● **Data provided**:
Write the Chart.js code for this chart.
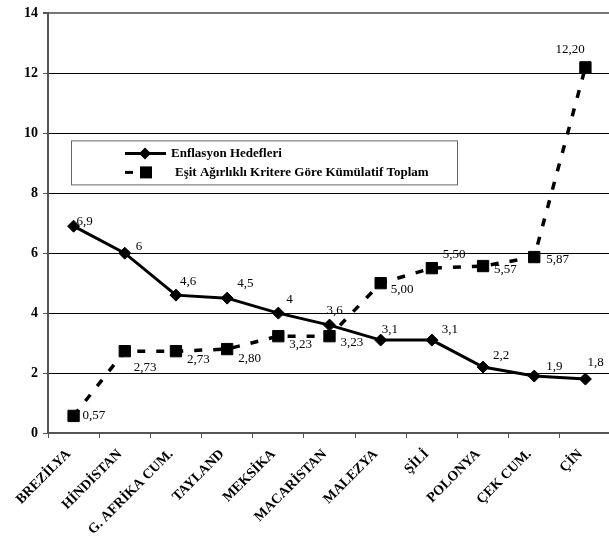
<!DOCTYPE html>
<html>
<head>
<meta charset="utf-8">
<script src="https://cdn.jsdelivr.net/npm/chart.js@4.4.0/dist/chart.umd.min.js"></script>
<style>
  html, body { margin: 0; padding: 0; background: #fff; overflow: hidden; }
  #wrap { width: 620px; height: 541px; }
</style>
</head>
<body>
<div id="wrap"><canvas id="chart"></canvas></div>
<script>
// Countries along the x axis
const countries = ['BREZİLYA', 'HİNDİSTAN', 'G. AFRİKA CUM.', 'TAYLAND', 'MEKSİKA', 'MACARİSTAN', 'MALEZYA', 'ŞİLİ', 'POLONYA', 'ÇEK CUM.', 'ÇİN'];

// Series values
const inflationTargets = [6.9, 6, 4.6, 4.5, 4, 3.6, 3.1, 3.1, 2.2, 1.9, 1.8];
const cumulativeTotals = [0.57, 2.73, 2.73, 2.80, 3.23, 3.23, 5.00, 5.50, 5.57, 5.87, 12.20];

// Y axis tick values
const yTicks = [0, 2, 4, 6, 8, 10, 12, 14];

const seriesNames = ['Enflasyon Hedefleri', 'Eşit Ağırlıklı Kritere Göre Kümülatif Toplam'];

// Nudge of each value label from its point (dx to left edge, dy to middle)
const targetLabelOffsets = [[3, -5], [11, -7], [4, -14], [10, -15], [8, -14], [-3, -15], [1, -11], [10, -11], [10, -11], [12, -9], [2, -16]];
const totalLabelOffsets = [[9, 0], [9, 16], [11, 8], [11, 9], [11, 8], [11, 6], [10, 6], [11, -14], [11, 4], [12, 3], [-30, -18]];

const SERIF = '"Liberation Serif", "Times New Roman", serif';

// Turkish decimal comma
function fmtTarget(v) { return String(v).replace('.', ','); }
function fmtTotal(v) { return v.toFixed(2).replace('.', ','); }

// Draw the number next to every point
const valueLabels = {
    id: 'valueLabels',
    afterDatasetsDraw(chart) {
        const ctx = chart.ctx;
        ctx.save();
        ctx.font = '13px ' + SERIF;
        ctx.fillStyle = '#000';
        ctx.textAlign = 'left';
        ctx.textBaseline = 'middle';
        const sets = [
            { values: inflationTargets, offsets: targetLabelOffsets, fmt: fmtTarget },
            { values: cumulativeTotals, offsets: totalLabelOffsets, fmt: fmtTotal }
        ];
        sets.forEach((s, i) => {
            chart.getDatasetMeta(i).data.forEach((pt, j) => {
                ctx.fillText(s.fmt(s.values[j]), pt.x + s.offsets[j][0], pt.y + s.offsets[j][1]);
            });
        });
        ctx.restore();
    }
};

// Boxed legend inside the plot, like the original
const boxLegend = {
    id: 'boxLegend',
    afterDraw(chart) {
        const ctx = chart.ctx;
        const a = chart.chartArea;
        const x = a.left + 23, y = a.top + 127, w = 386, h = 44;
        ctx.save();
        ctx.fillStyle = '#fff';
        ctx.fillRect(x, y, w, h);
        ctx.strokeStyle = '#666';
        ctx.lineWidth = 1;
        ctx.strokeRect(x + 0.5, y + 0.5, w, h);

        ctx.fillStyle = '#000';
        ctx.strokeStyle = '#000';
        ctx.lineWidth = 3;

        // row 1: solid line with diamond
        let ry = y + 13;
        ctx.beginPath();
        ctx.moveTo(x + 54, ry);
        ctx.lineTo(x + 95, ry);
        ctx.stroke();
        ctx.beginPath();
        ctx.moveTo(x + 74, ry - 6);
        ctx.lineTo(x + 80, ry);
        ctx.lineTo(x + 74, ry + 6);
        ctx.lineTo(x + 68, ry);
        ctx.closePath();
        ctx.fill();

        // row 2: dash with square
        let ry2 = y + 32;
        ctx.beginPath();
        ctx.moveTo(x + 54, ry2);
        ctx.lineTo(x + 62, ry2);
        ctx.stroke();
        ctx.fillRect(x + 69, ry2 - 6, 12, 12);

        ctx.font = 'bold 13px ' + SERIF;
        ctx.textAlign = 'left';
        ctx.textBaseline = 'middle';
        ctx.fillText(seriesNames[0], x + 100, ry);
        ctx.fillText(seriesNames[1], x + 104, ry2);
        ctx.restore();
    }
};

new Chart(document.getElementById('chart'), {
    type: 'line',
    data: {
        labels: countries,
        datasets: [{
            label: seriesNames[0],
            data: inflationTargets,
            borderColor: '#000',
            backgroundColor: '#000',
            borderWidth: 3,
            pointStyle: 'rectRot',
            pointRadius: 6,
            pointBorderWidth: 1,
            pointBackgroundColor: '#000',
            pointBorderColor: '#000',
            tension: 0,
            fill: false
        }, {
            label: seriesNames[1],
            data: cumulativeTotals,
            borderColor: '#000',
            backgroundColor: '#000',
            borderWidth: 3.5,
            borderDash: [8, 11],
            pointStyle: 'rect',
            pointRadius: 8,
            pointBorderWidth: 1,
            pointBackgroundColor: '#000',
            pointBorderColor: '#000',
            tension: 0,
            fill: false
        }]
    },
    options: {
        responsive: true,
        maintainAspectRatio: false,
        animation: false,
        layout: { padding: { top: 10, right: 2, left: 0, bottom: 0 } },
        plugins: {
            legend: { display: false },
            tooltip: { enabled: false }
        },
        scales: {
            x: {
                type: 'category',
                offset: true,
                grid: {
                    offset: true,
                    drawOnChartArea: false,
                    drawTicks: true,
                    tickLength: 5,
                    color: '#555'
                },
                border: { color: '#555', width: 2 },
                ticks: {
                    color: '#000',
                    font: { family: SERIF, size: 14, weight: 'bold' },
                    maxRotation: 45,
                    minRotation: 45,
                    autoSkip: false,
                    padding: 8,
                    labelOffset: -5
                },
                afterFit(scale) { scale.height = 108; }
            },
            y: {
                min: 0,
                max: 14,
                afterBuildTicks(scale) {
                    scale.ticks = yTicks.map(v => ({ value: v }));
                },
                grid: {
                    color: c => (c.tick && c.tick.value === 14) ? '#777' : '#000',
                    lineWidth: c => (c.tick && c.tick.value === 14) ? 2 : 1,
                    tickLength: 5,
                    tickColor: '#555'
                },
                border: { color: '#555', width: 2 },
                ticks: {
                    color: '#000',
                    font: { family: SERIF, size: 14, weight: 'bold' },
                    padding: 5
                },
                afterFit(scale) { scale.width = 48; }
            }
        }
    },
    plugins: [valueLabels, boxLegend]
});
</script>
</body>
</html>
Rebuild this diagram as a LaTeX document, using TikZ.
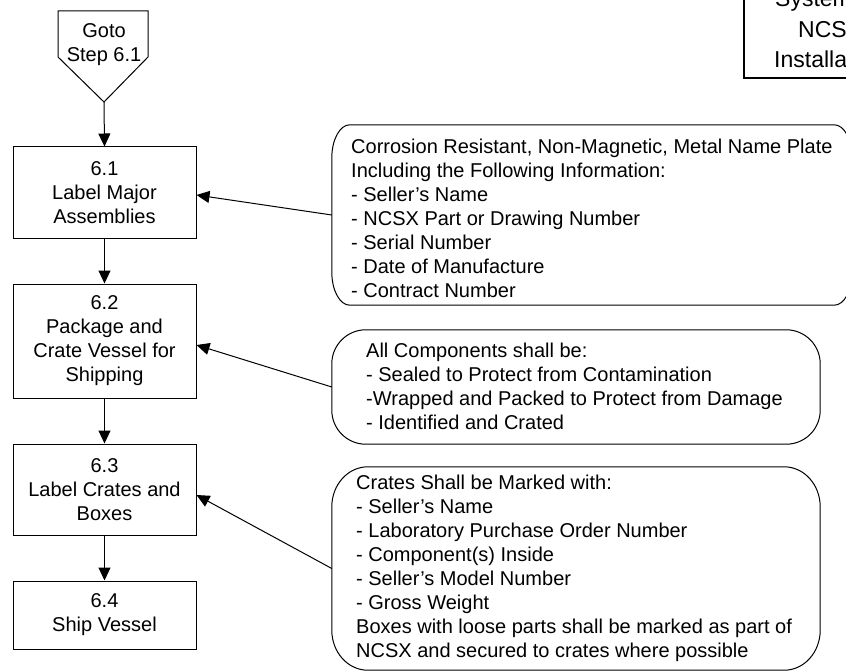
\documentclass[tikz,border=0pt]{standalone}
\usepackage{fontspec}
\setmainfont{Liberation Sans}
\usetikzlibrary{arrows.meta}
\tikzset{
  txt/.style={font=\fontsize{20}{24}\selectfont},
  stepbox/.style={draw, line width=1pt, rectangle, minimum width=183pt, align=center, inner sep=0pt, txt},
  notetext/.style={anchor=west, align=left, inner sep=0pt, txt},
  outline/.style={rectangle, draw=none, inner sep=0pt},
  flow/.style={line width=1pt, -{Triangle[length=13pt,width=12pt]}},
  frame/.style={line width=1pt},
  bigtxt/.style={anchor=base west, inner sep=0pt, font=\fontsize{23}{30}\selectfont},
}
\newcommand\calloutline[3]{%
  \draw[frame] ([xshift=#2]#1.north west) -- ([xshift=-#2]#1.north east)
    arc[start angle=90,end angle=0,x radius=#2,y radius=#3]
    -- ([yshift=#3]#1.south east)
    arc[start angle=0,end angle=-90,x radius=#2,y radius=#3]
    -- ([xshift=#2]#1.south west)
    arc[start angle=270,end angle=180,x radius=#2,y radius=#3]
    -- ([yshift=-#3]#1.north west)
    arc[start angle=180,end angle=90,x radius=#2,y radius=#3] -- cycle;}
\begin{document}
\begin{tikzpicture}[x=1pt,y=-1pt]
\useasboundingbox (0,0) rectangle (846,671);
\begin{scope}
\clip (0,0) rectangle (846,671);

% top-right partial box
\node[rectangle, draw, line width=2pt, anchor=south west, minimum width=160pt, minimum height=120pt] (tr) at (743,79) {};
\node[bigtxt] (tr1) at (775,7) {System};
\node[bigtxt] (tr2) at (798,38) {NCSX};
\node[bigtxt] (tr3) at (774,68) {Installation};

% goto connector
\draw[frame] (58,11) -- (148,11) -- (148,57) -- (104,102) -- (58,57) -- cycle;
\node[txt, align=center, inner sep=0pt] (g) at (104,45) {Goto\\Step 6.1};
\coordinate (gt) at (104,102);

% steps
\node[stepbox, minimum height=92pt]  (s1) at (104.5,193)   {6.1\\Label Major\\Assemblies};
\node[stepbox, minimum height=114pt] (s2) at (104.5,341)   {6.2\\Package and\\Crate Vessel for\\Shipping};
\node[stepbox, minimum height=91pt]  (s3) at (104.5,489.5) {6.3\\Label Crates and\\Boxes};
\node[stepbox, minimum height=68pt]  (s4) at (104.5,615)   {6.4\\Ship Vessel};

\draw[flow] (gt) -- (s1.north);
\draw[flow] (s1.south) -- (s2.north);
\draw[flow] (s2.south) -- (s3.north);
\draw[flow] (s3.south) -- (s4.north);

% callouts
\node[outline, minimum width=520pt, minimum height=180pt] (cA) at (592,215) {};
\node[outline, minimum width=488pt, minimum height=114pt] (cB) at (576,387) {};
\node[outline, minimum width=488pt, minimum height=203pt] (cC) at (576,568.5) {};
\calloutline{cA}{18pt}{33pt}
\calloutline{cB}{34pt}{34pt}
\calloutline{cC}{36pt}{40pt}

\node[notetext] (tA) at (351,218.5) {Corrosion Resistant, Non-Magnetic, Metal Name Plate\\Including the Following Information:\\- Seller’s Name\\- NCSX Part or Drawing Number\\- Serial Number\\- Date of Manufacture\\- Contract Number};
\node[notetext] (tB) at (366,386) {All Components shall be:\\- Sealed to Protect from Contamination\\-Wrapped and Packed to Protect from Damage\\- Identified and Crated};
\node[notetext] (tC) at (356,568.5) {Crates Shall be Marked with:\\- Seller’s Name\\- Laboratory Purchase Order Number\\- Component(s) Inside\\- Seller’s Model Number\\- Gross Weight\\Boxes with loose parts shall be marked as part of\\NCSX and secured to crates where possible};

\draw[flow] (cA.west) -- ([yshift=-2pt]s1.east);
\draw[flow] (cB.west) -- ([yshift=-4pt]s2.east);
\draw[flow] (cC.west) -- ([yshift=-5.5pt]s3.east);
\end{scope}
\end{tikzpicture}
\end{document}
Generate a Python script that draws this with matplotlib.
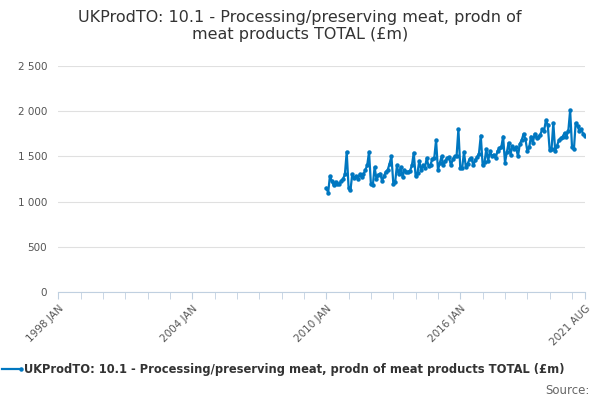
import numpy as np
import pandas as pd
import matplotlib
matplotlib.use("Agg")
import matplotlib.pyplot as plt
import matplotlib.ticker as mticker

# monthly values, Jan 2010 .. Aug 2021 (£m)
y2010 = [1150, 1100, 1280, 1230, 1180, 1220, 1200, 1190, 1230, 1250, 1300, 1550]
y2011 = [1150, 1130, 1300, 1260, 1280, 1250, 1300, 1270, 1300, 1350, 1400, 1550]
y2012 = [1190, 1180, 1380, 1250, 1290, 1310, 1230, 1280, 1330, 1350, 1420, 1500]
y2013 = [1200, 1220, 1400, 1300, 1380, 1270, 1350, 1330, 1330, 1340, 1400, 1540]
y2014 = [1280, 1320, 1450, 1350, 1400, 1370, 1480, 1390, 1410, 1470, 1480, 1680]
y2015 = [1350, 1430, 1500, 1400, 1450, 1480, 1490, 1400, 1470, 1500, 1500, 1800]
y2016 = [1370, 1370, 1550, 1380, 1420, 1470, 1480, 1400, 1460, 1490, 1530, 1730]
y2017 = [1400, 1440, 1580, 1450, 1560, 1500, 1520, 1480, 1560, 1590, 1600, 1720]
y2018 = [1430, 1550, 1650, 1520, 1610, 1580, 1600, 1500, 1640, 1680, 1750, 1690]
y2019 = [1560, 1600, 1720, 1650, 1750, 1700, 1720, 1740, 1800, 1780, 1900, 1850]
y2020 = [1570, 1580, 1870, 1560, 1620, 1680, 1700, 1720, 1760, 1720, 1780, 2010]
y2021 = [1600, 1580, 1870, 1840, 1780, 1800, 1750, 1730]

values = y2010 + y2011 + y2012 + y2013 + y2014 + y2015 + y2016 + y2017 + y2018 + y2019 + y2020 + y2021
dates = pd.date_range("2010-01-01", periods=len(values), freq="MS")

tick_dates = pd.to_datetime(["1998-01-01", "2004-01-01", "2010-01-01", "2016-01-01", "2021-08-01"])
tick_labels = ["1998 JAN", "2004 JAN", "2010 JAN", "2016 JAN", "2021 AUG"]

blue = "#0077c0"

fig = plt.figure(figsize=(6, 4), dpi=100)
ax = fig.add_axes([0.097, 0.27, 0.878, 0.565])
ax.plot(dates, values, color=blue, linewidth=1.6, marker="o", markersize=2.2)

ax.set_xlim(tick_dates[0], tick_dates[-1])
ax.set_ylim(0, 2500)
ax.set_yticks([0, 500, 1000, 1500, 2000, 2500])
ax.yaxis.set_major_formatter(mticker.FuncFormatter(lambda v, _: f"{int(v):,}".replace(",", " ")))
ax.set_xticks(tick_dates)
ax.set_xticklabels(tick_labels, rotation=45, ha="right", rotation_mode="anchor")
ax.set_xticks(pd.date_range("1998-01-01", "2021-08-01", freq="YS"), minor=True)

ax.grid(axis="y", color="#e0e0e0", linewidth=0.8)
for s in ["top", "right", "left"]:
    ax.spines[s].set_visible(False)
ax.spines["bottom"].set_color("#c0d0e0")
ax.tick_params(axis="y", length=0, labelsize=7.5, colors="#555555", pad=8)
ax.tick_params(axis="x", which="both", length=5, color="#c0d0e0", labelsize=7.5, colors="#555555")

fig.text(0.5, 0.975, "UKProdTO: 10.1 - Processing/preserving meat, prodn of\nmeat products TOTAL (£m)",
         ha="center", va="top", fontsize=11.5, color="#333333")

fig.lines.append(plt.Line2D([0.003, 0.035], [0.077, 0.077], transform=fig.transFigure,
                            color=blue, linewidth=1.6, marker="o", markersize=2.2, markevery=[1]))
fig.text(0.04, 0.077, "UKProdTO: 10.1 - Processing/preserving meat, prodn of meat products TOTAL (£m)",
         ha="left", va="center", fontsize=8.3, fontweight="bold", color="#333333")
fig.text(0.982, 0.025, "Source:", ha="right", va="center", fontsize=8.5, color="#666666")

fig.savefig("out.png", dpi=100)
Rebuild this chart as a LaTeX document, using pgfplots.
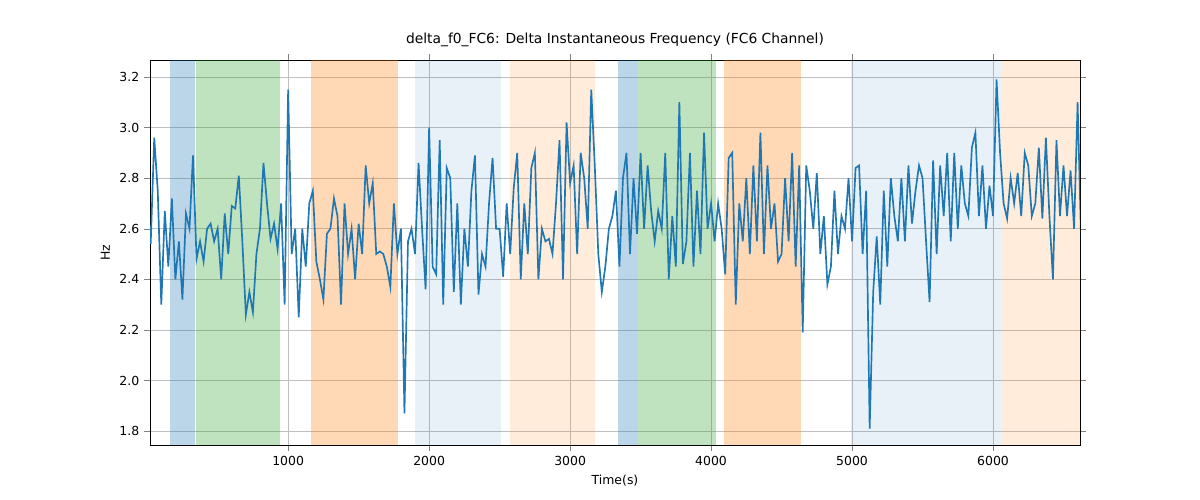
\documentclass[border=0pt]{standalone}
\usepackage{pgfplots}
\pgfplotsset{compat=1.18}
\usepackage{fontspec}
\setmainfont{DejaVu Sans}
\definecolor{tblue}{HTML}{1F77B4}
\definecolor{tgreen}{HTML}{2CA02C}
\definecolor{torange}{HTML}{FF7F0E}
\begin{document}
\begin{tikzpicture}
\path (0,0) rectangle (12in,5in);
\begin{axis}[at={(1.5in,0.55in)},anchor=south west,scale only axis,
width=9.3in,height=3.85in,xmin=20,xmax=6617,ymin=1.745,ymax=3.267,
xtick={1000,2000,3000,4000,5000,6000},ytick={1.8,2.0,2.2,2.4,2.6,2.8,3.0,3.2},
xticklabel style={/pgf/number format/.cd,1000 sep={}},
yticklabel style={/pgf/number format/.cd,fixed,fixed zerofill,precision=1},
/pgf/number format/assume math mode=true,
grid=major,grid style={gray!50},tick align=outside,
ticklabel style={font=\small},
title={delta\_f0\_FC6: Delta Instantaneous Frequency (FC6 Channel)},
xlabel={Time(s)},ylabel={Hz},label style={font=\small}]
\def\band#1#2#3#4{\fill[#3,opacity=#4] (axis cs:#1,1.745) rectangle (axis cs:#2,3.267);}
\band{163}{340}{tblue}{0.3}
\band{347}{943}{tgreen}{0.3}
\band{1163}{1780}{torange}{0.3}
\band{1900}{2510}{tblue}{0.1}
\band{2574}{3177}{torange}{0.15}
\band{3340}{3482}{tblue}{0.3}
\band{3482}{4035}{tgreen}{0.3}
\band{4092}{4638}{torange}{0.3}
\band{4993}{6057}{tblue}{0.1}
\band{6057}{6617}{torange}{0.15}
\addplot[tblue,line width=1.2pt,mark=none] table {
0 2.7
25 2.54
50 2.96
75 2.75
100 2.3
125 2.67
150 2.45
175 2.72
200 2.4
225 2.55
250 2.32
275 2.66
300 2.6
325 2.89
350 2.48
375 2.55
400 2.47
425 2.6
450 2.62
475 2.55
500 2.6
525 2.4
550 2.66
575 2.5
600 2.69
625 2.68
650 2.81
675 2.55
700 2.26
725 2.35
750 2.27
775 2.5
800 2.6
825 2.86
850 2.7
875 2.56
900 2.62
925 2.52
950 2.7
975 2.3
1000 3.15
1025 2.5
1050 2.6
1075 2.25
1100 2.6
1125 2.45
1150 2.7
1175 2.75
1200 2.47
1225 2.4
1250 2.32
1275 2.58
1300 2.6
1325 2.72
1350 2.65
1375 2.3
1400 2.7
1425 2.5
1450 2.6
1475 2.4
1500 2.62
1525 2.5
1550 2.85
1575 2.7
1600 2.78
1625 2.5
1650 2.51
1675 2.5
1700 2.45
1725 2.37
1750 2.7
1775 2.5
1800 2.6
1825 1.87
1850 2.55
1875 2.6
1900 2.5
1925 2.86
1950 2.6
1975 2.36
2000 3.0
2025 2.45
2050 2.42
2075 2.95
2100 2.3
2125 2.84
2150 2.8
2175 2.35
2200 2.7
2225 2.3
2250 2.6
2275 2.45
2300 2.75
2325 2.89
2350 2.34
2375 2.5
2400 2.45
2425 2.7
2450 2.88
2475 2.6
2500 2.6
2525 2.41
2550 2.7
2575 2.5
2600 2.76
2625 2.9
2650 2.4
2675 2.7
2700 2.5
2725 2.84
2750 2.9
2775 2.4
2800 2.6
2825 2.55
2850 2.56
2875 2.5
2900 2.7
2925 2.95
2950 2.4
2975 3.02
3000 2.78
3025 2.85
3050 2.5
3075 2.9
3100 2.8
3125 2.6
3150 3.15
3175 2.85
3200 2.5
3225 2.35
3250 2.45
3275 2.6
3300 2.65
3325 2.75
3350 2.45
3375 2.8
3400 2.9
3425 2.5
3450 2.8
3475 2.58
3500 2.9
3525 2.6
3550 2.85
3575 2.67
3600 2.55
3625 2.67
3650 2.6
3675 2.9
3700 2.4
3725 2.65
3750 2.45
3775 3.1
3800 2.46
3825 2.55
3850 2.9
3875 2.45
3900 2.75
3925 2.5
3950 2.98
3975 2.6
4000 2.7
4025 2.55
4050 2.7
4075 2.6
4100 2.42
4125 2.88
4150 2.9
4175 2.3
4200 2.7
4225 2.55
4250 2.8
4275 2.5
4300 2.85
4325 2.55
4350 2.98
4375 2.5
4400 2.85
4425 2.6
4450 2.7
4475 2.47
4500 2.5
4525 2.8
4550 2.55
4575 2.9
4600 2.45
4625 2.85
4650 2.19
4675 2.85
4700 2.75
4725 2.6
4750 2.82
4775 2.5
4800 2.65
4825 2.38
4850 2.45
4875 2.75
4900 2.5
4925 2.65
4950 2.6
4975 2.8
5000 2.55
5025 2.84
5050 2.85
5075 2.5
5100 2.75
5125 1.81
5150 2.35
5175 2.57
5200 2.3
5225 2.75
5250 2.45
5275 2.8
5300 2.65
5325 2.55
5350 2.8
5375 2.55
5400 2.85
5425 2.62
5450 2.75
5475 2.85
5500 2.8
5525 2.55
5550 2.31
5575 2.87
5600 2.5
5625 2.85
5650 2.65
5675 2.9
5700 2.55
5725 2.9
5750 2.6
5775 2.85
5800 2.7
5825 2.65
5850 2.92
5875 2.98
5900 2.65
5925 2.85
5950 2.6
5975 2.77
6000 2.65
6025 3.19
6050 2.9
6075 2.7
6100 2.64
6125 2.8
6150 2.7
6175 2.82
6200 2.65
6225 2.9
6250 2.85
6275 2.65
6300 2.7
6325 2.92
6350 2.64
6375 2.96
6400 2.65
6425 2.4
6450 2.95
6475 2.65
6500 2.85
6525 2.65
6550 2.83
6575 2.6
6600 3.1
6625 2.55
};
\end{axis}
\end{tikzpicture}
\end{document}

● **Exercise task**: Look through the listing above. Pick out each line with "this" and copy it.

● **Written answer**:
Write the Chart.js code for this chart.
Rebuild this diagram as a LaTeX document, using TikZ.
Generate a Python script that draws this with matplotlib.
Rebuild this chart as a LaTeX document, using pgfplots.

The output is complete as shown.